----- Data -----

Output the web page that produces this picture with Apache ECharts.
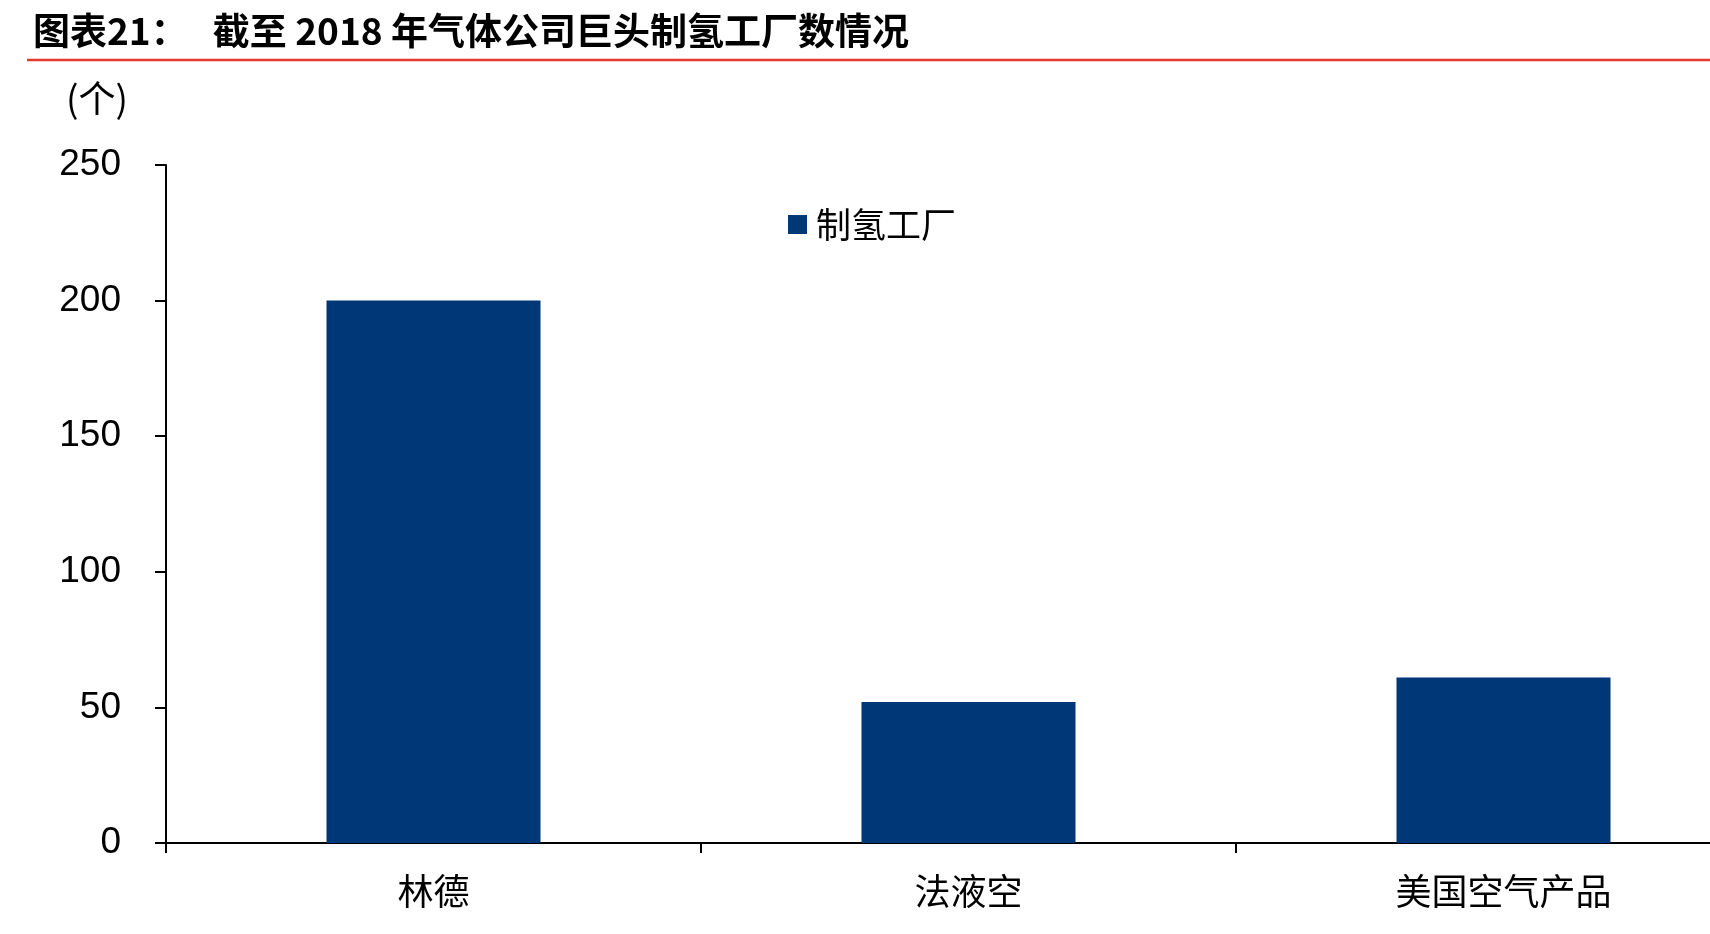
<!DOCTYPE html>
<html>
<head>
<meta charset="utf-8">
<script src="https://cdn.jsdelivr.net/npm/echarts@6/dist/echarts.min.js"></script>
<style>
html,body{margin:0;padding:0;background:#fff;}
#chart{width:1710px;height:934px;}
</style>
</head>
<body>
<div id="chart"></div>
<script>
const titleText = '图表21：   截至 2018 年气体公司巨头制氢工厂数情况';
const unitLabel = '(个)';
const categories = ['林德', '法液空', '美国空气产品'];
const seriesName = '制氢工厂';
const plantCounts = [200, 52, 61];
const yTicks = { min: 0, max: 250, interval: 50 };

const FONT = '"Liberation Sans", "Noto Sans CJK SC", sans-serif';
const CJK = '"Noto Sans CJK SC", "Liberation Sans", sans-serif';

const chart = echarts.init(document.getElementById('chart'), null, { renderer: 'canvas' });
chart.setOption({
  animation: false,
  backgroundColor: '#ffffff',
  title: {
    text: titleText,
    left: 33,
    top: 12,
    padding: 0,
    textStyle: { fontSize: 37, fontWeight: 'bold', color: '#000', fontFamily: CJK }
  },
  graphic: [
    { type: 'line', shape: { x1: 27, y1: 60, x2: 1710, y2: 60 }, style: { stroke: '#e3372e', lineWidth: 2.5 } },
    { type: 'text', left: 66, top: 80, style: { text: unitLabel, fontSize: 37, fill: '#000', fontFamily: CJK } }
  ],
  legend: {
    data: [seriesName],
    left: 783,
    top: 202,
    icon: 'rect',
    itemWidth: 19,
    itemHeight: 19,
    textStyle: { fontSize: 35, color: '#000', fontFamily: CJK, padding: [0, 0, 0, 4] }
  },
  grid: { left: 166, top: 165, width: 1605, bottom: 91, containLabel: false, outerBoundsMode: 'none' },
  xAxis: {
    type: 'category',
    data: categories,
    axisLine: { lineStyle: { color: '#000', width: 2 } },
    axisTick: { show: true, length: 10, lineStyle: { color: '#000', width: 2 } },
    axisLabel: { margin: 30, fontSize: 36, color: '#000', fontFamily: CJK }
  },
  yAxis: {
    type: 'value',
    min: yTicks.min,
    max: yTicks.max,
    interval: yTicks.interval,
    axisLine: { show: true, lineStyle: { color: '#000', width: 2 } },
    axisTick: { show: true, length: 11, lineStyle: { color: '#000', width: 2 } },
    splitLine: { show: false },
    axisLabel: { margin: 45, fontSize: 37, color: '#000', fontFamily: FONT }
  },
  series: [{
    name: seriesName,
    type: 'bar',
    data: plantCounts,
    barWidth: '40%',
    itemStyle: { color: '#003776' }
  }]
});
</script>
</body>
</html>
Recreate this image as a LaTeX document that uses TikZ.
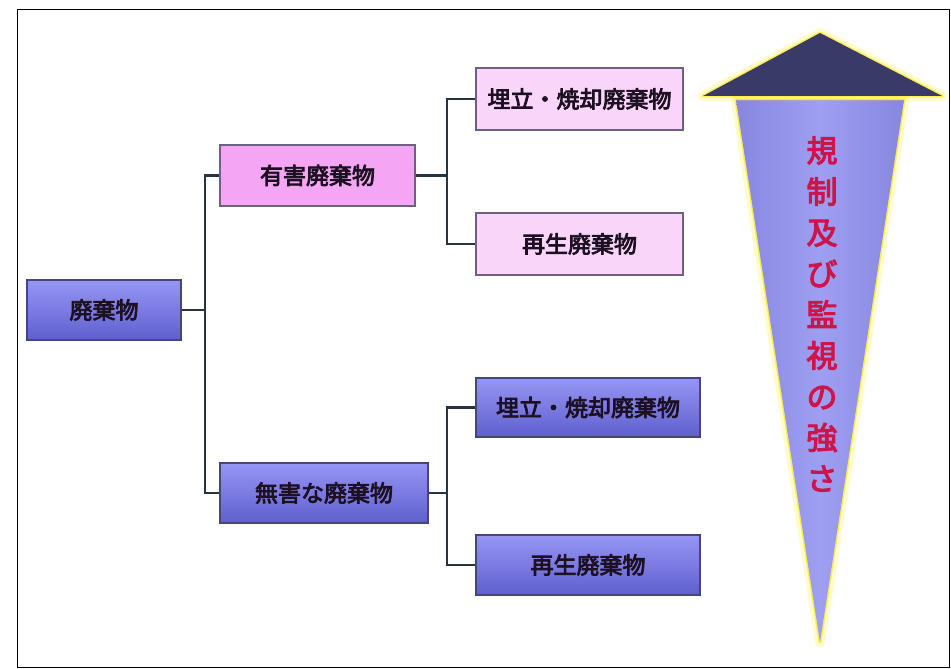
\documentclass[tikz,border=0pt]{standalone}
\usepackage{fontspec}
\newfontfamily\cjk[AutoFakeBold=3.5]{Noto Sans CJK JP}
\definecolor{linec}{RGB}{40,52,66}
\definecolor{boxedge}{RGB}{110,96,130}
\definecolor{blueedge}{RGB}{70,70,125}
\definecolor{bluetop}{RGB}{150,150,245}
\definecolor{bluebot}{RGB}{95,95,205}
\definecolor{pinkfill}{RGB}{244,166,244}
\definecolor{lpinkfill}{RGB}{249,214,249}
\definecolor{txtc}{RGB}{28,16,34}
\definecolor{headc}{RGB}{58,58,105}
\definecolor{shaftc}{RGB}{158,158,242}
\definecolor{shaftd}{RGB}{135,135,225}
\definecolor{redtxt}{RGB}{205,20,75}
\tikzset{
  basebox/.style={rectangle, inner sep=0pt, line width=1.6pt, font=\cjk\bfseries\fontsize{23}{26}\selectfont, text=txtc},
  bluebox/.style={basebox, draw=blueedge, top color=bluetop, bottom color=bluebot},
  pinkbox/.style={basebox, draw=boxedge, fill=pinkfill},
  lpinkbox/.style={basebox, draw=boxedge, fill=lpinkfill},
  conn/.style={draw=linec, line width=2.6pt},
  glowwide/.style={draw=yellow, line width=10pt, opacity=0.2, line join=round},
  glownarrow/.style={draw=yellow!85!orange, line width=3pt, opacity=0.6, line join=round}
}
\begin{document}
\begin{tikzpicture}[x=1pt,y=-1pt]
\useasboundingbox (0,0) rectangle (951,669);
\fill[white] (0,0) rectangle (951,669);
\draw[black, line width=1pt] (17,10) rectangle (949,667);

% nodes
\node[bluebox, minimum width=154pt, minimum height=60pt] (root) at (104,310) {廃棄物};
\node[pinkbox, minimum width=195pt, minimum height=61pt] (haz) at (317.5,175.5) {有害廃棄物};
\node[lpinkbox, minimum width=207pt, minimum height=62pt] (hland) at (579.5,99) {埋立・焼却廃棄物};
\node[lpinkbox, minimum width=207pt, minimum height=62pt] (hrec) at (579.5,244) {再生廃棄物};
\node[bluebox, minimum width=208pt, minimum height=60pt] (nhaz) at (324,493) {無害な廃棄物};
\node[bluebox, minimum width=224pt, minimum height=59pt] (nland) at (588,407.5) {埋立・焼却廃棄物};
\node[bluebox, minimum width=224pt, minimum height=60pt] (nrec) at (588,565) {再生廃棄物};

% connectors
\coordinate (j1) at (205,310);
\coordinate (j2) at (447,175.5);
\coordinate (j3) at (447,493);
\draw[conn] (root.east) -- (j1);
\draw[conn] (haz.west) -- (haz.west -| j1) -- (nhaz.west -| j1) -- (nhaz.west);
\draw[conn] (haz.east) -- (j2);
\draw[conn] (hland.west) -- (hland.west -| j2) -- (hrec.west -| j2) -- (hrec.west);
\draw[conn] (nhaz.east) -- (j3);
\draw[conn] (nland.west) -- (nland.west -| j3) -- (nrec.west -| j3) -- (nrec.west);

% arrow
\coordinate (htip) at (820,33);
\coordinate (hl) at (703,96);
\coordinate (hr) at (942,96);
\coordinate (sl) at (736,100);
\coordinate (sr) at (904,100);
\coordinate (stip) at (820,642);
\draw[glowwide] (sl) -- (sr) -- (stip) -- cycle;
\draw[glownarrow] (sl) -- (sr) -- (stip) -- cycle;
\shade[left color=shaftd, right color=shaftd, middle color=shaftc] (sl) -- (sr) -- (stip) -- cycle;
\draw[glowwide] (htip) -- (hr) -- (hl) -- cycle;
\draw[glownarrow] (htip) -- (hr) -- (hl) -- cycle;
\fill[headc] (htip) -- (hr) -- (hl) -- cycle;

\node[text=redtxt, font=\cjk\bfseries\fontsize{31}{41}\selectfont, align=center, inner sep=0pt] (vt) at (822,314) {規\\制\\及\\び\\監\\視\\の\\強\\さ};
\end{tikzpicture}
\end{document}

-----

§ **Task**
Show every line where the string "that" appears.

§ **Output**
Output the web page that produces this picture with Apache ECharts.
Recreate this image as a LaTeX document that uses TikZ.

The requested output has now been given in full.